This is what I find when I enter the lot. Such classy young ladies they've both become!
Tish grew into an adult! Not much really changed. Her features became more severe and her boobs got bigger. She is still as demented as ever, and completely obsessed with Florian Baer.
You might be a redneck if...
Any guesses as to who the lucky lady under BJ is???
Hint: It is not a blood relative.
Vivienne Exline, from Children of Uranus? DAMN she cleans up nice! She has officially left the cult...er, well, they asked her to leave. The kite incident rose her stupidity level to red, which Gaga was having NOTHING of. She has been banned AND shunned for eternity.
Please help! I can't stop taking pictures of her!
Tish got a slight makeover too in preparation of the grand opening of her new store "Magnoufique Boutique" located in...the barn.
BJ: *is so scared he could piddle*
BJ: As God...and this sparkling grilled cheese as my witness...
Vivienne: OMGYES!!!
Martha Mae: *hums Pachelbel's Canon off tempo and off tone*
The 3 people who attended, Blue, Martha Mae, and the sad-faced paper boy, ditched them...
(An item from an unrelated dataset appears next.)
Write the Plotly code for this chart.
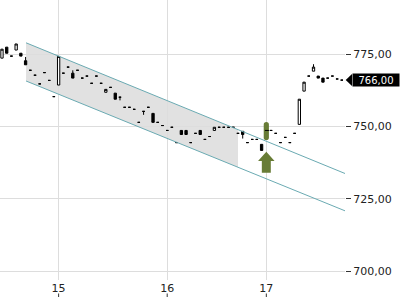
import plotly.graph_objects as go

# ---- data ----
open_ = [773.6, 777.4, 774.3, 776.4, 775.3, 772.7, 769.4, 767.7, 764.7, 768.6,
         765.9, 760.3, 764.3, 768.4, 770.5, 768.4, 769.4, 766.7, 767.4, 764.9,
         767.4, 764.9, 761.8, 763.5, 761.5, 760.1, 756.6, 756.6, 755.9, 751.4,
         755.2, 756.6, 754.5, 751.4, 750.3, 748.6, 749.7, 744.4, 748.6, 748.6,
         744.4, 747.6, 748.6, 745.5, 746.5, 748.6, 749.7, 749.7, 749.7, 749.7,
         747.6, 748.3, 744.4, 745.5, 745.5, 743.8, 748.6, 748.6, 747.6, 744.4,
         746.2, 744.4, 747.6, 750.7, 762.2, 767.4, 769.1, 767.4, 766.7, 766.7,
         767.4, 766.4, 766.0]
high = [776.7, 777.4, 774.3, 778.5, 775.3, 774.0, 769.4, 767.7, 764.7, 768.6,
        765.9, 760.3, 774.2, 768.4, 770.5, 769.4, 769.4, 766.7, 767.4, 764.9,
        767.4, 764.9, 762.8, 763.5, 761.5, 760.1, 756.6, 756.6, 755.9, 751.4,
        755.2, 756.6, 754.5, 751.4, 750.3, 748.6, 749.7, 744.4, 748.6, 748.6,
        744.4, 747.6, 748.6, 745.5, 746.5, 749.7, 749.7, 749.7, 749.7, 749.7,
        747.6, 748.3, 744.4, 745.5, 745.5, 743.8, 748.6, 748.6, 747.6, 744.4,
        746.2, 744.4, 747.6, 759.4, 765.3, 767.4, 771.5, 767.4, 766.7, 766.7,
        767.4, 766.4, 766.0]
low = [773.6, 775.3, 774.3, 776.4, 774.3, 771.3, 769.4, 767.7, 764.7, 768.6,
       765.9, 760.3, 764.3, 768.4, 770.5, 766.7, 769.4, 766.7, 767.4, 764.9,
       767.4, 764.9, 761.8, 763.5, 759.4, 759.0, 756.6, 756.6, 755.9, 751.4,
       754.0, 756.6, 751.4, 751.4, 750.3, 748.6, 749.7, 744.4, 747.2, 747.2,
       744.4, 747.6, 747.2, 745.5, 746.5, 748.6, 749.7, 749.7, 749.7, 749.7,
       747.6, 745.8, 744.4, 745.5, 745.5, 741.7, 748.6, 748.6, 747.6, 744.4,
       746.2, 744.4, 747.6, 750.7, 762.2, 767.4, 769.1, 766.7, 765.3, 766.7,
       767.4, 766.4, 766.0]
close = [776.7, 775.3, 774.3, 778.5, 774.3, 771.3, 769.4, 767.7, 764.7, 768.6,
         765.9, 760.3, 774.2, 768.4, 770.5, 766.7, 769.4, 766.7, 767.4, 764.9,
         767.4, 764.9, 762.8, 763.5, 759.4, 760.1, 756.6, 756.6, 755.9, 751.4,
         755.2, 756.6, 751.4, 751.4, 750.3, 748.6, 749.7, 744.4, 747.2, 747.2,
         744.4, 747.6, 747.2, 745.5, 746.5, 749.7, 749.7, 749.7, 749.7, 749.7,
         747.6, 747.2, 744.4, 745.5, 745.5, 741.7, 748.6, 748.6, 747.6, 744.4,
         746.2, 744.4, 747.6, 759.4, 765.3, 767.4, 770.5, 766.7, 765.3, 766.7,
         767.4, 766.4, 766.0]
idx = list(range(len(close)))

day_ticks = [12, 35, 56]
day_labels = ["15", "16", "17"]
y_ticks = [700, 725, 750, 775]

channel_x = [5.1, 72.7]
channel_upper = [778.9, 733.7]
channel_lower = [765.7, 720.8]
shade_end = 50

signal_idx = 56
signal_bar = [745.3, 751.5]
signal_arrow = [734.0, 738.0, 741.2]  # shaft bottom, head base, tip

last_price = 766.0

XR = [-0.42, 72.67]
YR = [696.9, 793.7]

TEAL = "#6aaab2"
GREEN = "#687c36"


def interp(xs, ys, x):
    return ys[0] + (ys[1] - ys[0]) * (x - xs[0]) / (xs[1] - xs[0])


fig = go.Figure()

fig.add_trace(go.Candlestick(
    x=idx, open=open_, high=high, low=low, close=close,
    increasing=dict(line=dict(color="#000000", width=1), fillcolor="#ffffff"),
    decreasing=dict(line=dict(color="#000000", width=1), fillcolor="#000000"),
    whiskerwidth=0, showlegend=False, hoverinfo="skip"))

for ys in (channel_upper, channel_lower):
    fig.add_trace(go.Scatter(x=channel_x, y=ys, mode="lines",
                             line=dict(color=TEAL, width=1), showlegend=False,
                             hoverinfo="skip"))

shapes = []
# shaded channel section
x0, x1 = channel_x[0], shade_end
path = (f"M {x0},{interp(channel_x, channel_upper, x0)} "
        f"L {x1},{interp(channel_x, channel_upper, x1)} "
        f"L {x1},{interp(channel_x, channel_lower, x1)} "
        f"L {x0},{interp(channel_x, channel_lower, x0)} Z")
shapes.append(dict(type="path", path=path, xref="x", yref="y", layer="below",
                   fillcolor="#e1e1e1", line=dict(width=0)))

# signal bar (rounded)
hw = 0.55
rv = 0.9
b0, b1 = signal_bar
s = signal_idx
bar_path = (f"M {s-hw},{b0+rv} L {s-hw},{b1-rv} Q {s-hw},{b1} {s},{b1} "
            f"Q {s+hw},{b1} {s+hw},{b1-rv} L {s+hw},{b0+rv} Q {s+hw},{b0} {s},{b0} "
            f"Q {s-hw},{b0} {s-hw},{b0+rv} Z")
shapes.append(dict(type="path", path=bar_path, xref="x", yref="y", layer="above",
                   fillcolor=GREEN, line=dict(width=0)))
# the signal candle's close, visible on top of the bar
shapes.append(dict(type="line", xref="x", yref="y", layer="above",
                   x0=s - 0.3, x1=s + 0.55, y0=close[s], y1=close[s],
                   line=dict(color="#000000", width=1)))

# signal arrow
a0, a1, a2 = signal_arrow
sw, hw2 = 0.95, 1.75
arrow_path = (f"M {s-sw},{a0} L {s-sw},{a1} L {s-hw2},{a1} L {s},{a2} "
              f"L {s+hw2},{a1} L {s+sw},{a1} L {s+sw},{a0} Z")
shapes.append(dict(type="path", path=arrow_path, xref="x", yref="y", layer="above",
                   fillcolor=GREEN, line=dict(width=0)))

# x tick marks below labels
H = 280.0
for t in day_ticks:
    px = (t - XR[0]) / (XR[1] - XR[0])
    shapes.append(dict(type="line", xref="paper", yref="paper", x0=px, x1=px,
                       y0=-(293.5 - H) / H, y1=-(297 - H) / H,
                       line=dict(color="#333333", width=1)))

# last price label pointer
W = 345.0
py = (last_price - YR[0]) / (YR[1] - YR[0])
dy = 6.0 / H
tip = 345.7 / W
base = 352.0 / W
shapes.append(dict(type="path", xref="paper", yref="paper",
                   path=f"M {tip},{py} L {base},{py+dy} L {base},{py-dy} Z",
                   fillcolor="#000000", line=dict(width=0)))

fig.add_annotation(xref="paper", yref="y", x=400.0 / W, y=last_price,
                   xanchor="right", yanchor="middle", showarrow=False,
                   text="766,00", bgcolor="#000000",
                   font=dict(family="DejaVu Sans", size=10, color="#ffffff"),
                   width=44, height=10, borderpad=1)

fig.update_layout(
    width=400, height=300,
    margin=dict(l=0, r=55, t=0, b=20),
    paper_bgcolor="#ffffff", plot_bgcolor="#ffffff",
    separators=",.",
    shapes=shapes,
    showlegend=False,
    font=dict(family="DejaVu Sans", size=11, color="#222222"),
    xaxis=dict(range=XR, tickmode="array", tickvals=day_ticks, ticktext=day_labels,
               showgrid=True, gridcolor="#dddddd", gridwidth=1, zeroline=False,
               showline=False, ticks="", rangeslider=dict(visible=False),
               fixedrange=True),
    yaxis=dict(range=YR, side="right", tickmode="array", tickvals=y_ticks,
               tickformat=".2f", showgrid=True, gridcolor="#dddddd", gridwidth=1,
               zeroline=False, showline=False, ticks="outside", ticklen=5,
               tickcolor="#333333", fixedrange=True),
)

fig.write_html("out.html")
so they did dirty things behind the orchard trees.
Vivienne: I've never been a wife before...can I fix you some eggs?
BJ: I wouldn't trust your cooking if my life depended on it. You just sit there and look pretty.
Vivienne: So...your saying I'm a...trophy wife?
BJ: *laughs hysterically* What contest in HELL did I win to get this trophy?
Vivienne: *smiles on the outside, cries on the inside*
They're movin' out! I decided against keeping BJ on the farm. He NEEDS to have lots of babies with Vivienne. LOTS AND LOTS.
BLAST! A cab driver that isn't a creeper?!
Tish: HOW DARE YOU GROW UP WHILE I'M WATCHING MATLOCK! HDU!
Whitley: Matlock? How old are you? 80??
EEEEEEEEEEEEEEEEEE! I get way too excited when aliens grow up!
Martha Mae: Damn those kids...sneakin' on the farm to have seyex and smoke weed...leavin' they boots behand.
Martha Mae: GIIIIIIIIIIIT R' DOOOOOOOOOOOOOONE!!!
I forgot HOW LONG it took to get sewing badges. I refuse to cheat though, since this will directly affect the prosperity aspect of the game, I suppose. I highly doubt Tish would succeed in any career track, even the slacker.
Any guesses?
Of course! So, he still had 5 hours left at his new, lower job, so I had him walk to work...
WELL FUCK ME SIDEWAYS!
I think Blue just needs to get laid.
The witch that was downtown on Clint Overholt's date came home with Blue! THAT DEMOTION WAS FATE! They even have corresponding clothes!
*chants BLUE! BLUE! BLUE!*
Poor Whitley is all alone, and he kept rolling wants to get a cat, and they needed a feral barn cat for the Boutique's mascot. His name...is Garbage!
My heart has sunk to my stomach. MARTHA MAE :(
I give up! I GIVE UP!!!
Whitley wanted another kitten. If I give in everytime he rolls that want, we're gonna have a major feline situation. His name is Fireball...
and ironically enough, he ran away because of a fire! Amazing.
Well, that does it for round 3. I hope you guys are enjoying reading this half as much as I enjoy playing it! Next round the Jessup-Exline family will be added to the pool, and I PROMISE I'll have Poseidon for download soon. *writes self note on forehead* Thanks!